Bryant’s comments track with the attitude he expressed several months ago during a lengthy interview with Yahoo! Sports’ Graham Bensinger, during which he identified the final year of his current contract as a likely stopping point: “I don’t know if I’ll play any longer than that.”

The 18-season mark represents rarefied air among elite NBA players, especially, as Kobe notes, among guards. While a handful of Hall of Fame big men (Moses Malone, Robert Parish, Kareem Abdul-Jabbar, Karl Malone, and Hakeem Olajuwon) played 18 or more seasons, only two backcourt players enshrined in Springfield have done so: John Stockton, inducted in 2009 following a 19-year career with the Utah Jazz, and Reggie Miller, inducted last month after an 18-year run (mostly off screens) with the Indiana Pacers.

With 18 years in the books and three more coming, thanks to the New York Knicks, Jason Kidd will join Stockton and Reggie when he hangs ’em up; if new running buddies Nash and Ray Allen (16 years down each) finish out their new contracts, they’ll likely do the same.

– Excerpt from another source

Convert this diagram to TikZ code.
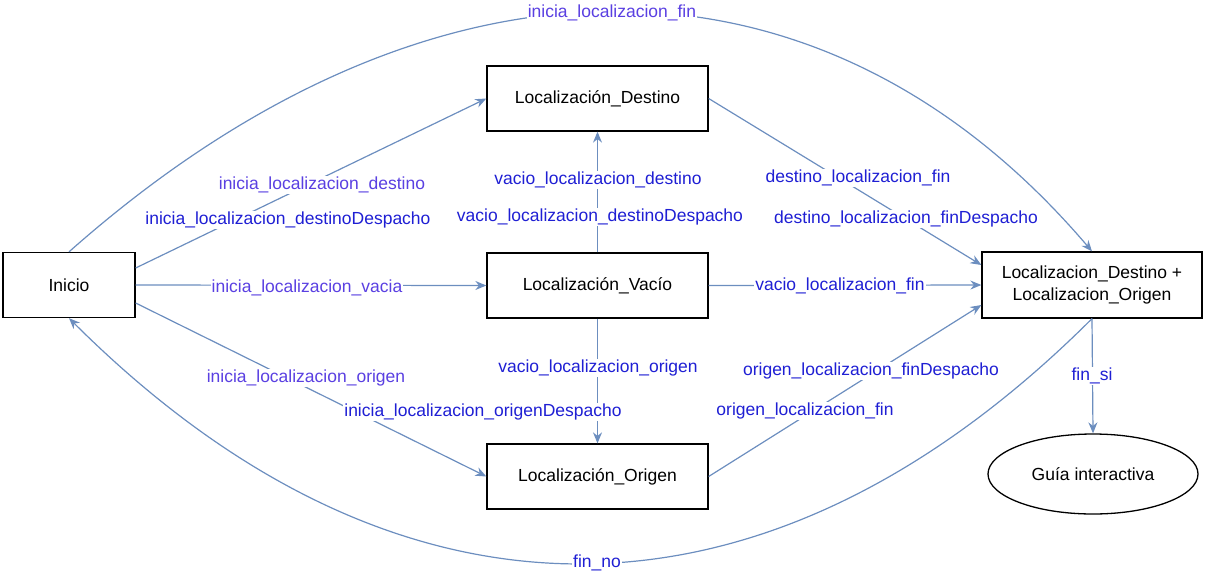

But among guards, that’s it; that’s the list. And considering all Bryant’s accomplished in his career and the fact that none of the other four guards were relied upon to be their team’s primary scoring threat until the bitter end, it seems pretty reasonable to slot Kobe in at the top of that list, number one with a bullet, a jaw-jut and a contested jumper that somehow goes in.